You’re finally on that diving vacation you booked up and saved for and even though you know the rules it’s still tempting to have ‘just the one’ drink after dinner before bed time while watching the sunset or exploring the local nightlife in town. So what are the real risks with mixing alcohol and diving?
Well the obvious risk of having a drink before a dive will impair judgement leading to potentially dangerous situations: 50% of accidents happen to adults of drinking age under the influence of alcohol.
It all boils down to dehydration. Alcohol is a diuretic. The more you consume, the night before, the more dehydrated you will be in the morning. Having that greasy breakfast will compound matters as your body gets even more dehydrated dealing with digesting it.
The dehydration doesn’t stop there. It gets worse on your first and subsequent dives. The air you are breathing in the tank, has had it’s moisture content, significantly removed, during filling, further dehydrating your body. All of this adds up to having an increased susceptibility to getting a DCS, not to mention that you may experience narcosis at a shallower depth than normal.

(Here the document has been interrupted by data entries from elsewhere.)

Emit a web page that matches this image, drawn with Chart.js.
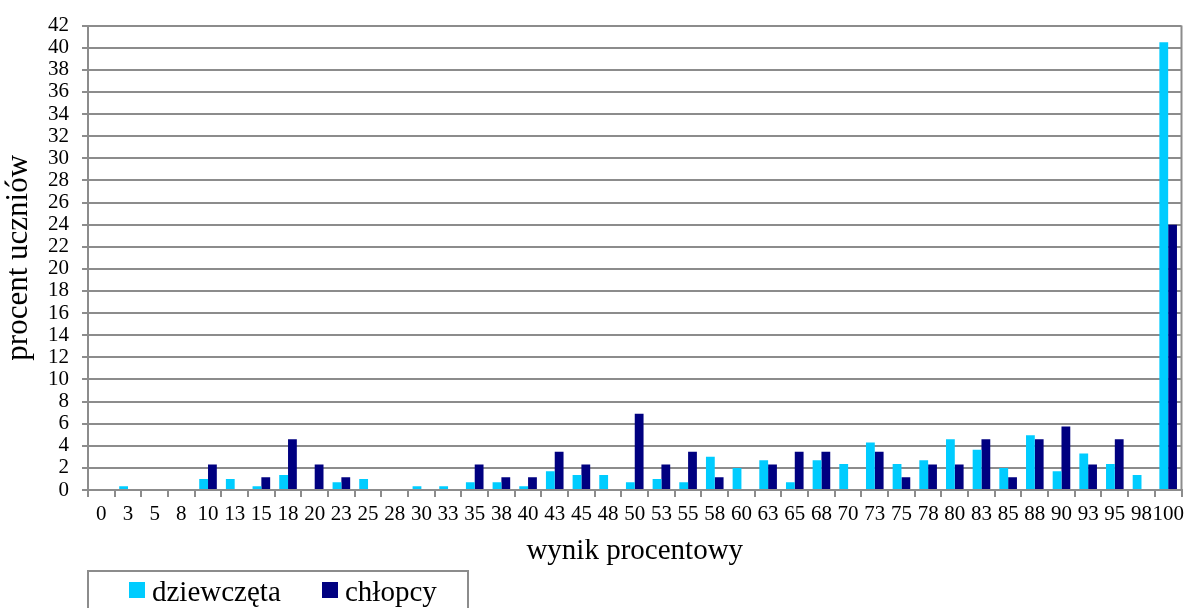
<!DOCTYPE html>
<html>
<head>
<meta charset="utf-8">
<script src="https://cdn.jsdelivr.net/npm/chart.js@4"></script>
<style>
  body { margin: 0; background: #fff; }
  #wrap { width: 1189px; height: 608px; }
</style>
</head>
<body>
<div id="wrap"><canvas id="myChart" width="1189" height="608"></canvas></div>
<script>
// Dane
var categories = ['0','3','5','8','10','13','15','18','20','23','25','28','30','33','35','38','40','43','45','48',
                  '50','53','55','58','60','63','65','68','70','73','75','78','80','83','85','88','90','93','95','98','100'];
var girls = [0, 0.35, 0, 0, 1.0, 1.0, 0.35, 1.35, 0, 0.7, 1.0, 0, 0.35, 0.35, 0.7, 0.7, 0.35, 1.7, 1.35, 1.35,
             0.7, 1.0, 0.7, 3.0, 2.0, 2.7, 0.7, 2.7, 2.35, 4.3, 2.35, 2.7, 4.6, 3.65, 2.0, 4.95, 1.7, 3.3, 2.35, 1.35, 40.5];
var boys = [0, 0, 0, 0, 2.3, 0, 1.15, 4.6, 2.3, 1.15, 0, 0, 0, 0, 2.3, 1.15, 1.15, 3.45, 2.3, 0,
            6.9, 2.3, 3.45, 1.15, 0, 2.3, 3.45, 3.45, 0, 3.45, 1.15, 2.3, 2.3, 4.6, 1.15, 4.6, 5.75, 2.3, 4.6, 0, 24];
var seriesNames = ['dziewczęta', 'chłopcy'];
var seriesColors = ['#00ccff', '#000080'];

var serif = '"Liberation Serif", "Times New Roman", serif';
var gridColor = '#8c8c8c';

// prawa krawedz wykresu i legenda w ramce
var extras = {
    id: 'extras',
    afterDraw: function (chart) {
        var c = chart.ctx;
        var a = chart.chartArea;
        c.save();
        c.strokeStyle = gridColor;
        c.lineWidth = 2;
        c.beginPath();
        c.moveTo(a.right, a.top);
        c.lineTo(a.right, a.bottom);
        c.stroke();

        // ramka legendy
        c.strokeRect(88, 571, 380, 50);
        var xs = [129, 322];
        c.font = '29px ' + serif;
        c.textBaseline = 'alphabetic';
        chart.data.datasets.forEach(function (ds, i) {
            c.fillStyle = ds.backgroundColor;
            c.fillRect(xs[i], 582, 16, 16);
            c.fillStyle = '#000';
            c.fillText(ds.label, xs[i] + 23, 601);
        });
        c.restore();
    }
};

var ctx = document.getElementById('myChart').getContext('2d');
var myChart = new Chart(ctx, {
    type: 'bar',
    data: {
        labels: categories,
        datasets: [
            { label: seriesNames[0], data: girls, backgroundColor: seriesColors[0] },
            { label: seriesNames[1], data: boys, backgroundColor: seriesColors[1] }
        ]
    },
    options: {
        responsive: false,
        animation: false,
        datasets: { bar: { barPercentage: 1.0, categoryPercentage: 0.66 } },
        layout: { padding: { top: 20, right: 7, left: 0, bottom: 38 } },
        plugins: {
            legend: { display: false },
            tooltip: { enabled: false }
        },
        scales: {
            x: {
                grid: { drawOnChartArea: false, drawTicks: true, tickLength: 7, color: gridColor, lineWidth: 2 },
                border: { color: gridColor, width: 2 },
                ticks: { color: '#000', font: { family: serif, size: 21 }, padding: 5, maxRotation: 0, autoSkip: false },
                title: { display: true, text: 'wynik procentowy', color: '#000', font: { family: serif, size: 29 }, padding: { top: 0, bottom: 1 } },
                afterFit: function (scale) { scale.height = 80; }
            },
            y: {
                min: 0,
                max: 42,
                ticks: { stepSize: 2, autoSkip: false, color: '#000', font: { family: serif, size: 21 }, padding: 13 },
                grid: { color: gridColor, lineWidth: 2, tickLength: 6 },
                border: { color: gridColor, width: 2 },
                title: { display: true, text: 'procent uczniów', color: '#000', font: { family: serif, size: 31 }, padding: { top: 0, bottom: 0 } },
                afterFit: function (scale) { scale.width = 88; }
            }
        }
    },
    plugins: [extras]
});
</script>
</body>
</html>
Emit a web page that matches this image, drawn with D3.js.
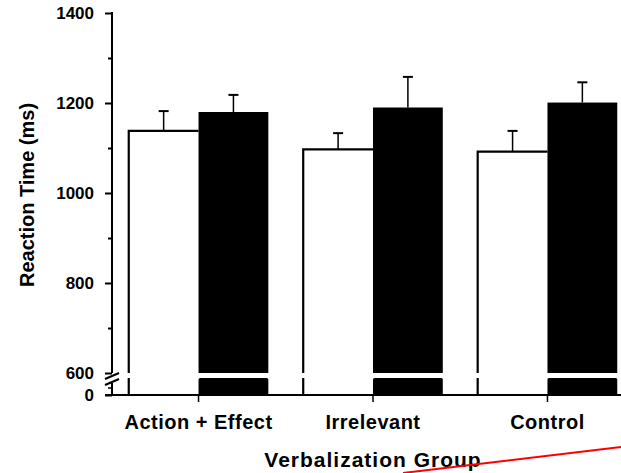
<!doctype html>
<html>
<head>
<meta charset="utf-8">
<script src="https://d3js.org/d3.v7.min.js"></script>
<style>
  body { margin: 0; background: #fff; }
  text { font-family: "Liberation Sans", Arial, sans-serif; font-weight: bold; fill: #000; }
</style>
</head>
<body>
<script>
// data
var groups = ["Action + Effect", "Irrelevant", "Control"];
var series = ["white", "black"];
var whiteMeans = [1138, 1097, 1092];
var whiteErr = [44, 36, 46];
var blackMeans = [1180, 1190, 1201];
var blackErr = [38, 68, 45];
var majorTicks = [600, 800, 1000, 1200, 1400];
var minorTicks = [700, 900, 1100, 1300];

var w = 621, h = 473;
var svg = d3.select("body").append("svg").attr("width", w).attr("height", h);

var axisX = 112, baseY = 395;
var y = d3.scaleLinear().domain([600, 1400]).range([373, 13]);
// lower piece below the break, only 0 is shown
var yLow = d3.scaleLinear().domain([0, 600]).range([baseY, 378]);

var x = d3.scaleBand().domain(groups).range([axisX, 634]).paddingInner(0.2).paddingOuter(0.096);
var xs = d3.scaleBand().domain(series).range([0, x.bandwidth()]);

var rows = groups.map(function(g, i) {
  return [
    { g: g, s: "white", v: whiteMeans[i], e: whiteErr[i] },
    { g: g, s: "black", v: blackMeans[i], e: blackErr[i] }
  ];
}).flat();

// error bars (drawn first, the bar top covers the base)
var eb = svg.append("g").selectAll("g").data(rows).join("g")
  .attr("transform", function(d){ return "translate(" + (x(d.g) + xs(d.s) + xs.bandwidth() / 2) + ",0)"; });
eb.append("line").attr("y1", function(d){ return y(d.v); }).attr("y2", function(d){ return y(d.v + d.e); })
  .attr("stroke", "#000").attr("stroke-width", 1.5);
eb.append("line").attr("x1", -5).attr("x2", 5)
  .attr("y1", function(d){ return y(d.v + d.e); }).attr("y2", function(d){ return y(d.v + d.e); })
  .attr("stroke", "#000").attr("stroke-width", 2);

// bars: upper part above the break
var bars = svg.append("g");
bars.selectAll("rect.up").data(rows).join("rect").attr("class", "up")
  .attr("x", function(d){ return x(d.g) + xs(d.s); })
  .attr("width", xs.bandwidth())
  .attr("y", function(d){ return y(d.v); })
  .attr("height", function(d){ return y(600) - y(d.v); })
  .attr("fill", function(d){ return d.s === "white" ? "#fff" : "#000"; });
// lower part below the break
bars.selectAll("rect.low").data(rows.filter(function(d){ return d.s === "black"; })).join("rect").attr("class", "low")
  .attr("x", function(d){ return x(d.g) + xs(d.s); })
  .attr("width", xs.bandwidth())
  .attr("y", yLow(600))
  .attr("height", yLow(0) - yLow(600))
  .attr("rx", 1.5)
  .attr("fill", "#000");

// white bar outlines (left edge broken at the gap)
var wb = bars.selectAll("path.wo").data(rows.filter(function(d){ return d.s === "white"; })).join("path")
  .attr("class", "wo")
  .attr("fill", "none").attr("stroke", "#000").attr("stroke-width", 2.2)
  .attr("d", function(d){
    var x0 = x(d.g) + xs(d.s), x1 = x0 + xs.bandwidth();
    return "M" + x0 + "," + y(600) + "V" + y(d.v) + "H" + x1 +
           "M" + x0 + "," + yLow(600) + "V" + baseY;
  });

// y axis, upper part
var gy = svg.append("g").attr("transform", "translate(" + axisX + ",0)");
gy.call(d3.axisLeft(y).tickValues(majorTicks).tickSize(7).tickPadding(11).tickFormat(d3.format("d")));
gy.append("g").call(d3.axisLeft(y).tickValues(minorTicks).tickSize(4).tickFormat(""));
gy.selectAll(".domain").remove();
gy.append("line").attr("y1", y(1400) - 1).attr("y2", y(600)).attr("stroke", "#000").attr("stroke-width", 2);
gy.selectAll(".tick line").attr("stroke", "#000").attr("stroke-width", 2);
gy.selectAll("text").style("font-size", "17px").style("font-family", "Liberation Sans, Arial, sans-serif");

// y axis, lower part
var gyl = svg.append("g").attr("transform", "translate(" + axisX + ",0)");
gyl.call(d3.axisLeft(yLow).tickValues([0]).tickSize(7).tickPadding(11));
gyl.selectAll(".domain").remove();
gyl.append("line").attr("y1", 383).attr("y2", baseY).attr("stroke", "#000").attr("stroke-width", 2);
gyl.append("line").attr("x1", -4).attr("x2", 0).attr("y1", 388).attr("y2", 388).attr("stroke", "#000").attr("stroke-width", 1.5);
gyl.selectAll(".tick line").attr("stroke", "#000").attr("stroke-width", 2);
gyl.selectAll("text").style("font-size", "17px").style("font-family", "Liberation Sans, Arial, sans-serif");

// break marks
var brk = svg.append("g").attr("stroke", "#000").attr("stroke-width", 2);
brk.append("line").attr("x1", axisX - 7).attr("x2", axisX + 7).attr("y1", 379).attr("y2", 373);
brk.append("line").attr("x1", axisX - 7).attr("x2", axisX + 7).attr("y1", 385).attr("y2", 379);

// x axis
var gx = svg.append("g").attr("transform", "translate(0," + baseY + ")");
gx.call(d3.axisBottom(x).tickSize(7).tickPadding(13));
gx.select(".domain").remove();
gx.append("line").attr("x1", axisX - 7).attr("x2", w).attr("stroke", "#000").attr("stroke-width", 2);
gx.selectAll(".tick line").attr("stroke", "#000").attr("stroke-width", 1.5);
gx.selectAll("text").style("font-size", "20px").style("letter-spacing", "0.5px")
  .style("font-family", "Liberation Sans, Arial, sans-serif");

// axis titles
svg.append("text").attr("x", x("Irrelevant") + x.bandwidth() / 2).attr("y", 467)
  .attr("text-anchor", "middle").style("font-size", "21px").style("letter-spacing", "1px")
  .text("Verbalization Group");
svg.append("text").attr("transform", "translate(34,195) rotate(-90)")
  .attr("text-anchor", "middle").style("font-size", "20px")
  .text("Reaction Time (ms)");

// red stroke across the bottom right of the figure
svg.append("line").attr("x1", 403).attr("y1", 473).attr("x2", 621).attr("y2", 447)
  .attr("stroke", "#f00").attr("stroke-width", 2);
</script>
</body>
</html>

Body temperature is another concern. Diving requires surviving in a medium where heat is pulled from our bodies 20 times faster than it is in air. So no matter what the temperature, heat loss is a concern. It’s just a matter of degree. And who hasn’t been told that a great way to fend off the cold is with a good stiff drink? After all, alcohol feels so warm going down that it certainly must rekindle the internal fire, and give us that essential extra burst of energy, right? While it may sound logical, it’s just not true. Pharmacologically, alcohol is a peripheral vasodilator, meaning that it causes blood vessels in the skin to open up more than normal. As blood flow increases to fill the expanding vessels, we experience that warm, flushed feeling. But this momentary sensation is misleading because it masks a more sinister effect.
The blood flow responsible for that “warm and fuzzy” feeling is diverted from the body core. This loss of blood saps heat from a more vital area of our body and makes us more — not less — prone to hypothermia. Moreover, alcohol depresses shivering, the major symptom warning us of the onset of significant heat loss. There’s also a possible double whammy because some recent studies out of Canada have shown that nitrogen narcosis also delays the body’s shiver response. So, a predive drink or two compounds the heat loss problem, and post-dive alcohol consumption can impede the rewarming process. How much sense does it make to spend hundreds of dollars for an exposure suit only to reduce its effect by drinking?
Bad as it is, problems don’t end with increased peripheral blood flow. Ironically, the blood vessels supplying our muscles do not dilate but constrict. This causes an increase in blood pressure, and is one reason those with hypertension are advised not to drink excessively. As muscle accounts for the greatest tissue mass in our body, this elevated blood pressure can place significant stress on the heart. Some believe this stress could be a contributing factor in the increasing number of diving accidents involving those with underlying heart disease.
Alcohol may also play a role in accidents blamed on poor physical conditioning. How so? Think back to the last time you had a few drinks. You probably didn’t feel a lot like exercising. This is partly due to mental impairment, but there’s another more direct reason for the feeling of fatigue; alcohol actually drains energy. One of the body’s primary fuels is sugar in the form of glucose, a substance produced by the liver. Alcohol consumption impedes the production of glucose, thus reducing our exercise ability far below normal. So, regardless of how you feel, an imbibing diver may be incapable of making the extra effort required to keep an unexpected situation from turning into an emergency.